Rational Design of Hierarchical Structure Electrodes to Suppress Shuttle Diffusion in Redox-Enhanced Supercapacitors

In carbon-based supercapacitors, redox couples can effectively improve the energy density of supercapacitors; however, most redox couples still suffer from serious shuttle diffusion. Currently, there is no universal strategy to effectively constrain their shuttle diffusion. Therefore, developing a simple, effective, and universal method to suppress shuttle diffusion remains a great challenge. Herein, we designed and prepared a hierarchical structure electrode composed of three functional layers (inner conductive layer, intermediate storage layer, and outer confinement layer) for redox-enhanced supercapacitors. The hierarchical electrode can be fabricated on a large scale in three simple steps based on commercial carbon felt.

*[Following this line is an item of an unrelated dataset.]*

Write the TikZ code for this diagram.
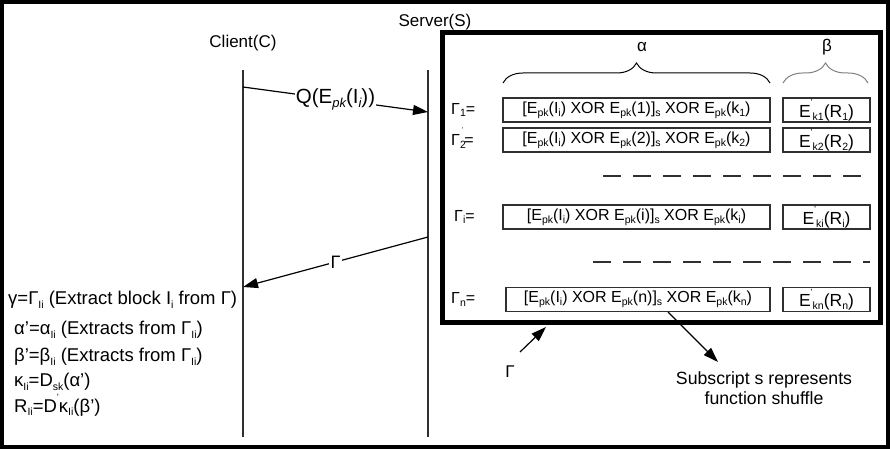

The rationally designed three functional layers endow the hierarchical structure electrode with excellent conductivity, adsorption capacity, and confinement ability. Long-term charge–discharge cycle results prove that the hierarchical structure electrode exhibits an outstanding restriction effectiveness on three redox media with different molecular sizes (anthraquinone (AQ), naphthoquinone (NQ), and p-benzoquinone (PQ)). Specifically, for AQ, NQ, and PQ, the hierarchical structure electrodes showed CV peak current attenuation rates of only 5.64%, 3.54%, and 10.34% after 5,000 cycles of charge–discharge, while common electrodes exhibited attenuation rates of 10.44%, 15.02%, and 20.20%, respectively. Moreover, the soft-pack supercapacitors composed of hierarchical electrodes still had a capacitance retention of 86.6% after 5,000 cycles of charge–discharge. All the results demonstrate that the structure design is reasonable and the hierarchical structure electrode has a great potential to be the universal electrode for suppressing the shuttle diffusion of redox media in supercapacitors and other energy storage devices.